To see the extent to which the observed homophily reflects the concentration of persons with a given ethnicity among scientific disciplines or residence in the same region of the country, we developed a regression model that modifies the random proportion by geographic location and field. In this analysis someone residing in, say California, where many Chinese reside, would be more likely to have a Chinese co-author than someone in Houston. Someone in a specialty with many Chinese specialists would be more likely to have a Chinese co-author, and so on. The results of this counter-factual give similar results of homophily to those in the table.[12] As a further check, we compared the actual distribution of co-authors by ethnicity with the expected distribution based on the probability model applied to each of the twelve fields in which WoS classifies papers[13] for every year in our data set and also found strong evidence for homophily.

The comparisons of the observed pattern of co-author ethnicity with the pattern that would arise by chance document that homophily is a feature of scientific collaborations but do not identify the structure of preferences or behavior that produces the homophily.
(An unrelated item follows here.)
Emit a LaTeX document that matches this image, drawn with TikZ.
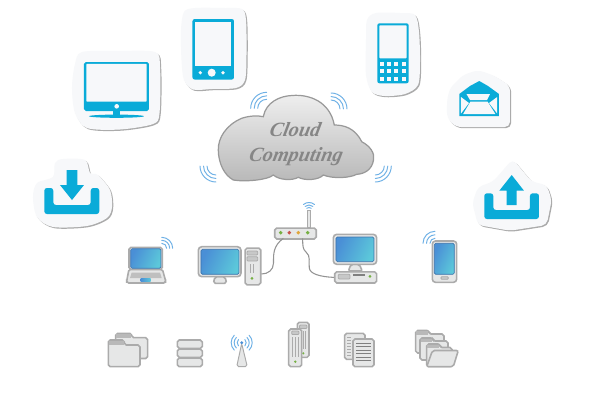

Researchers could be disproportionately writing with people like themselves because persons in each group prefer to work with persons of their ethnicity; or because persons in one group prefer to work with persons of their ethnicity while persons in other groups have no such affinity; or from different rates of preference for homophily among the groups. Since every author is a co-author of someone in the data set it is not possible to identify whose preferences lie behind the observed pattern. To illustrate this point, consider the random distribution of authors from two ethnic groups in two-authored papers. If 50% of authors came from group A and 50% came from group B, the random distribution would have ½ of authors writing with persons of their own group (¼ all A co-authorship and ¼ all B co-authorship) and ½ writing with someone from the other group. If persons in group A had an affinity for working with people like themselves while persons in group B did not care with whom they worked, the distributions would show more persons working with their own group than the random model. But the same observed distribution could arise if persons in group B preferred working with persons like themselves while those in group A did not care; if both groups cared equally; and so on. Sophisticated modeling might give some insight into which group evinces greater preferences for working with people like themselves[14]but are no substitute for direct information about preferences . To the extent that preferences toward working with one's own group vary within ethnic groups, moreover, models based on average preferences will miss the role of heterogeneity of preferences in determining observed homophily.[15]

1.2 The Homophily of a Paper

With many ethnic groups and many authors on papers, measuring homophily as a dichotomous “all persons of the same kind” variable does not adequately capture the phenomenon. A paper with three authors of one ethnicity and one author of another ethnicity exhibits more homophily than a paper with two authors of the same ethnicity and two authors of different ethnicity, while the simple dichotomy puts them all under the same non-homophily category. The probabilistic framework underlying table 2 directs attention at a further complication: dependence of papers written by persons of the same ethnicity due to the proportion of that ethnicity in the population. A paper with all authors from a relatively small group is more reflective of homophily than a paper with all authors from a relatively large group. Having a paper with all Korean-named authors, for instance, is stronger evidence of homophily than a paper with all English-named authors. Indeed, a four-authored paper with three authors of a small ethnic group and one English author could deviate more from the random distribution than if all four authors were from the larger English-named group. Analysis of homophily at the level of papers must take account both of the ethnic similarity among authors and the ethnic distribution of the underlying distribution of the population of authors.